* Direction
Return each line of the data below exactly, omitting any pictures.

Start of Source material

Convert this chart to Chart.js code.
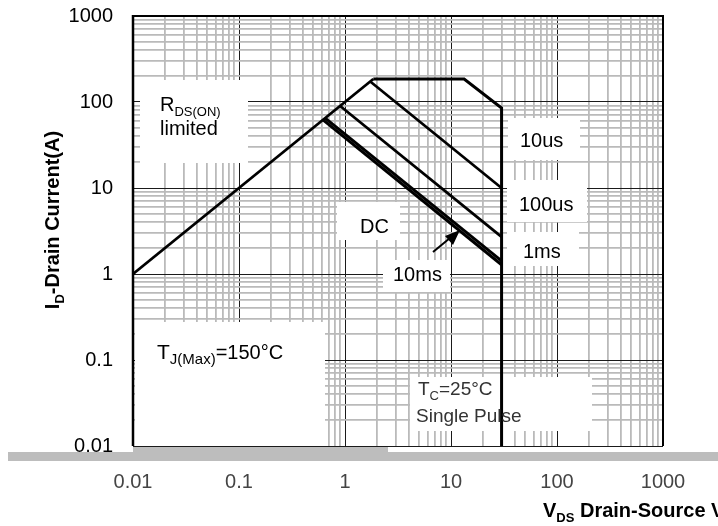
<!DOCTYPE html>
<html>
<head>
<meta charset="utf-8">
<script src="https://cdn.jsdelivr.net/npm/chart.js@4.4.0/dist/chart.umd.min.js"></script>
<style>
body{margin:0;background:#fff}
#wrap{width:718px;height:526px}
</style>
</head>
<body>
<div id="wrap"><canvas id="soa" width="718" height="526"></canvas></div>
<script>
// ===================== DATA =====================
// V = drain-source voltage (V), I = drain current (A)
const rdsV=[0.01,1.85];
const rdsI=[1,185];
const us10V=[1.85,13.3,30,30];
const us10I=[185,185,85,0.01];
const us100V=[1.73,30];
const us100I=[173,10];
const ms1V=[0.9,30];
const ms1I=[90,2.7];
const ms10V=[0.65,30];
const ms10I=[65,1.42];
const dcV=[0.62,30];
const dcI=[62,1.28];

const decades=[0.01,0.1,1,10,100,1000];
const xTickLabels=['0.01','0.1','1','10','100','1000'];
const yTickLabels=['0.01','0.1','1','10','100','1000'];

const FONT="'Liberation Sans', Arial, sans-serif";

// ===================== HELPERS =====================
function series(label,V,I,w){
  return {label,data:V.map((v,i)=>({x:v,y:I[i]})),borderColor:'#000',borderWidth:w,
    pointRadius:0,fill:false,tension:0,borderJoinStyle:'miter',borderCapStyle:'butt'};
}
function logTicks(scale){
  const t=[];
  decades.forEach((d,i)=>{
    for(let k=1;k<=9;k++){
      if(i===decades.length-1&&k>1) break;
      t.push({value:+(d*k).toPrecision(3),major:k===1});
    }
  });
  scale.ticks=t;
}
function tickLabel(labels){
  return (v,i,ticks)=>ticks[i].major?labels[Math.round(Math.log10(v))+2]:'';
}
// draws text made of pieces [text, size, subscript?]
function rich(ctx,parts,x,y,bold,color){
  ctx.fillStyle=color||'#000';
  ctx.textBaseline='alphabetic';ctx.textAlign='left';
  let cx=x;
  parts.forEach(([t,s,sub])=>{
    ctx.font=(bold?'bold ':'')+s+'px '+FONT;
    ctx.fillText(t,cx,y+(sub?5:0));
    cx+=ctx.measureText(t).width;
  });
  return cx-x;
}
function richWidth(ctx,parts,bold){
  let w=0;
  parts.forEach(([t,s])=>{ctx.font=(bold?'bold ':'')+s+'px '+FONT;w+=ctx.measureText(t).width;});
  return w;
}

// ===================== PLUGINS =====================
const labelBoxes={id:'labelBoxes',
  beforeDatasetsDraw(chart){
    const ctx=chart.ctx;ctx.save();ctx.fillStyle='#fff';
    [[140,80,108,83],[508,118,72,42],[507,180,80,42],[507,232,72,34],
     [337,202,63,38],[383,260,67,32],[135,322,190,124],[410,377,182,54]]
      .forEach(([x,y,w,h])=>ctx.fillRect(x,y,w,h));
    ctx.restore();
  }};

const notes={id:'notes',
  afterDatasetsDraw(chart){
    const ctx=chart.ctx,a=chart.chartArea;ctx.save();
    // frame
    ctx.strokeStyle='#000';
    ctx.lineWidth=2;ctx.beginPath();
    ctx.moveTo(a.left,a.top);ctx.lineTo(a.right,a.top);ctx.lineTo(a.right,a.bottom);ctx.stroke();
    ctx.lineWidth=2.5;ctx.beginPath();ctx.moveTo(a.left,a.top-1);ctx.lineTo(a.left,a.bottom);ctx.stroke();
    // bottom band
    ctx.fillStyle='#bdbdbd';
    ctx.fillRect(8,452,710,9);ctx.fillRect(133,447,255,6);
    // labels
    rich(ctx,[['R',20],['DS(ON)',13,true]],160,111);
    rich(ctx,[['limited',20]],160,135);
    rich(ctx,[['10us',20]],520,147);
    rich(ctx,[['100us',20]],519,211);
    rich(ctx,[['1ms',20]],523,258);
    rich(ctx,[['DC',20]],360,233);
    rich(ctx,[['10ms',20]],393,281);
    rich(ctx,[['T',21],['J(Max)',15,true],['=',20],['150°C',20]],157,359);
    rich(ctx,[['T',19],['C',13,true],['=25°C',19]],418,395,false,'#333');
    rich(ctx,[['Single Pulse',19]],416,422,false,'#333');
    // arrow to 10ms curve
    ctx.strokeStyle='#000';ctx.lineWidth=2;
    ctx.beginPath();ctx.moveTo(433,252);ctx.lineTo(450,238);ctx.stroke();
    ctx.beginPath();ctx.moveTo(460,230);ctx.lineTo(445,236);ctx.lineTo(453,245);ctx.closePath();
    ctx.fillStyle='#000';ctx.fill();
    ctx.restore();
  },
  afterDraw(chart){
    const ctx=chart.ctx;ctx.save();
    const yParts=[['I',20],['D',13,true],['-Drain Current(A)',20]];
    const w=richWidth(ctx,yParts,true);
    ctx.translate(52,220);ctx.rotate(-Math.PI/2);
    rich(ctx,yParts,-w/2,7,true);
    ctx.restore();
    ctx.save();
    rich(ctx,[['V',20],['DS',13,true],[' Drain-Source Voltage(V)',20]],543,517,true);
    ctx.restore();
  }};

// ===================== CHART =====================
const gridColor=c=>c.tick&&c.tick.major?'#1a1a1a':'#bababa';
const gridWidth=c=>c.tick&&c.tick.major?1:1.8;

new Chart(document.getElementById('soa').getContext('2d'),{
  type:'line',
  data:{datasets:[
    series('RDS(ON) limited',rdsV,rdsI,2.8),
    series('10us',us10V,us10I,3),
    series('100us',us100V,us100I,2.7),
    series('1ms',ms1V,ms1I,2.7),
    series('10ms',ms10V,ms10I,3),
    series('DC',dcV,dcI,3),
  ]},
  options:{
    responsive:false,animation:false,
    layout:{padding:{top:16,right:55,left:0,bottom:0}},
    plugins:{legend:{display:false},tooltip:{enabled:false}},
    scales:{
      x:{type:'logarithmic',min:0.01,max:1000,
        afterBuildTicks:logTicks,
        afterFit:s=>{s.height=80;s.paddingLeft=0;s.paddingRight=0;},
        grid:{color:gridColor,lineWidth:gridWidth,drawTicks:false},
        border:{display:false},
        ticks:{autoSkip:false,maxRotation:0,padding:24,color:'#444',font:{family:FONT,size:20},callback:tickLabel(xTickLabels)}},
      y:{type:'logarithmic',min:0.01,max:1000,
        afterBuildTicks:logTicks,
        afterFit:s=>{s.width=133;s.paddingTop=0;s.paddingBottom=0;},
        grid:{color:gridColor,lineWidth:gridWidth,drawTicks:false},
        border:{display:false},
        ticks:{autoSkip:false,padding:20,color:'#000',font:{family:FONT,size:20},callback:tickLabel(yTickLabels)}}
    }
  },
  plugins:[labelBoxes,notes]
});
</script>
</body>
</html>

End of Source material

* Result for this exercise
Convert this chart to Chart.js code.
<!DOCTYPE html>
<html>
<head>
<meta charset="utf-8">
<script src="https://cdn.jsdelivr.net/npm/chart.js@4.4.0/dist/chart.umd.min.js"></script>
<style>
body{margin:0;background:#fff}
#wrap{width:718px;height:526px}
</style>
</head>
<body>
<div id="wrap"><canvas id="soa" width="718" height="526"></canvas></div>
<script>
// ===================== DATA =====================
// V = drain-source voltage (V), I = drain current (A)
const rdsV=[0.01,1.85];
const rdsI=[1,185];
const us10V=[1.85,13.3,30,30];
const us10I=[185,185,85,0.01];
const us100V=[1.73,30];
const us100I=[173,10];
const ms1V=[0.9,30];
const ms1I=[90,2.7];
const ms10V=[0.65,30];
const ms10I=[65,1.42];
const dcV=[0.62,30];
const dcI=[62,1.28];

const decades=[0.01,0.1,1,10,100,1000];
const xTickLabels=['0.01','0.1','1','10','100','1000'];
const yTickLabels=['0.01','0.1','1','10','100','1000'];

const FONT="'Liberation Sans', Arial, sans-serif";

// ===================== HELPERS =====================
function series(label,V,I,w){
  return {label,data:V.map((v,i)=>({x:v,y:I[i]})),borderColor:'#000',borderWidth:w,
    pointRadius:0,fill:false,tension:0,borderJoinStyle:'miter',borderCapStyle:'butt'};
}
function logTicks(scale){
  const t=[];
  decades.forEach((d,i)=>{
    for(let k=1;k<=9;k++){
      if(i===decades.length-1&&k>1) break;
      t.push({value:+(d*k).toPrecision(3),major:k===1});
    }
  });
  scale.ticks=t;
}
function tickLabel(labels){
  return (v,i,ticks)=>ticks[i].major?labels[Math.round(Math.log10(v))+2]:'';
}
// draws text made of pieces [text, size, subscript?]
function rich(ctx,parts,x,y,bold,color){
  ctx.fillStyle=color||'#000';
  ctx.textBaseline='alphabetic';ctx.textAlign='left';
  let cx=x;
  parts.forEach(([t,s,sub])=>{
    ctx.font=(bold?'bold ':'')+s+'px '+FONT;
    ctx.fillText(t,cx,y+(sub?5:0));
    cx+=ctx.measureText(t).width;
  });
  return cx-x;
}
function richWidth(ctx,parts,bold){
  let w=0;
  parts.forEach(([t,s])=>{ctx.font=(bold?'bold ':'')+s+'px '+FONT;w+=ctx.measureText(t).width;});
  return w;
}

// ===================== PLUGINS =====================
const labelBoxes={id:'labelBoxes',
  beforeDatasetsDraw(chart){
    const ctx=chart.ctx;ctx.save();ctx.fillStyle='#fff';
    [[140,80,108,83],[508,118,72,42],[507,180,80,42],[507,232,72,34],
     [337,202,63,38],[383,260,67,32],[135,322,190,124],[410,377,182,54]]
      .forEach(([x,y,w,h])=>ctx.fillRect(x,y,w,h));
    ctx.restore();
  }};

const notes={id:'notes',
  afterDatasetsDraw(chart){
    const ctx=chart.ctx,a=chart.chartArea;ctx.save();
    // frame
    ctx.strokeStyle='#000';
    ctx.lineWidth=2;ctx.beginPath();
    ctx.moveTo(a.left,a.top);ctx.lineTo(a.right,a.top);ctx.lineTo(a.right,a.bottom);ctx.stroke();
    ctx.lineWidth=2.5;ctx.beginPath();ctx.moveTo(a.left,a.top-1);ctx.lineTo(a.left,a.bottom);ctx.stroke();
    // bottom band
    ctx.fillStyle='#bdbdbd';
    ctx.fillRect(8,452,710,9);ctx.fillRect(133,447,255,6);
    // labels
    rich(ctx,[['R',20],['DS(ON)',13,true]],160,111);
    rich(ctx,[['limited',20]],160,135);
    rich(ctx,[['10us',20]],520,147);
    rich(ctx,[['100us',20]],519,211);
    rich(ctx,[['1ms',20]],523,258);
    rich(ctx,[['DC',20]],360,233);
    rich(ctx,[['10ms',20]],393,281);
    rich(ctx,[['T',21],['J(Max)',15,true],['=',20],['150°C',20]],157,359);
    rich(ctx,[['T',19],['C',13,true],['=25°C',19]],418,395,false,'#333');
    rich(ctx,[['Single Pulse',19]],416,422,false,'#333');
    // arrow to 10ms curve
    ctx.strokeStyle='#000';ctx.lineWidth=2;
    ctx.beginPath();ctx.moveTo(433,252);ctx.lineTo(450,238);ctx.stroke();
    ctx.beginPath();ctx.moveTo(460,230);ctx.lineTo(445,236);ctx.lineTo(453,245);ctx.closePath();
    ctx.fillStyle='#000';ctx.fill();
    ctx.restore();
  },
  afterDraw(chart){
    const ctx=chart.ctx;ctx.save();
    const yParts=[['I',20],['D',13,true],['-Drain Current(A)',20]];
    const w=richWidth(ctx,yParts,true);
    ctx.translate(52,220);ctx.rotate(-Math.PI/2);
    rich(ctx,yParts,-w/2,7,true);
    ctx.restore();
    ctx.save();
    rich(ctx,[['V',20],['DS',13,true],[' Drain-Source Voltage(V)',20]],543,517,true);
    ctx.restore();
  }};

// ===================== CHART =====================
const gridColor=c=>c.tick&&c.tick.major?'#1a1a1a':'#bababa';
const gridWidth=c=>c.tick&&c.tick.major?1:1.8;

new Chart(document.getElementById('soa').getContext('2d'),{
  type:'line',
  data:{datasets:[
    series('RDS(ON) limited',rdsV,rdsI,2.8),
    series('10us',us10V,us10I,3),
    series('100us',us100V,us100I,2.7),
    series('1ms',ms1V,ms1I,2.7),
    series('10ms',ms10V,ms10I,3),
    series('DC',dcV,dcI,3),
  ]},
  options:{
    responsive:false,animation:false,
    layout:{padding:{top:16,right:55,left:0,bottom:0}},
    plugins:{legend:{display:false},tooltip:{enabled:false}},
    scales:{
      x:{type:'logarithmic',min:0.01,max:1000,
        afterBuildTicks:logTicks,
        afterFit:s=>{s.height=80;s.paddingLeft=0;s.paddingRight=0;},
        grid:{color:gridColor,lineWidth:gridWidth,drawTicks:false},
        border:{display:false},
        ticks:{autoSkip:false,maxRotation:0,padding:24,color:'#444',font:{family:FONT,size:20},callback:tickLabel(xTickLabels)}},
      y:{type:'logarithmic',min:0.01,max:1000,
        afterBuildTicks:logTicks,
        afterFit:s=>{s.width=133;s.paddingTop=0;s.paddingBottom=0;},
        grid:{color:gridColor,lineWidth:gridWidth,drawTicks:false},
        border:{display:false},
        ticks:{autoSkip:false,padding:20,color:'#000',font:{family:FONT,size:20},callback:tickLabel(yTickLabels)}}
    }
  },
  plugins:[labelBoxes,notes]
});
</script>
</body>
</html>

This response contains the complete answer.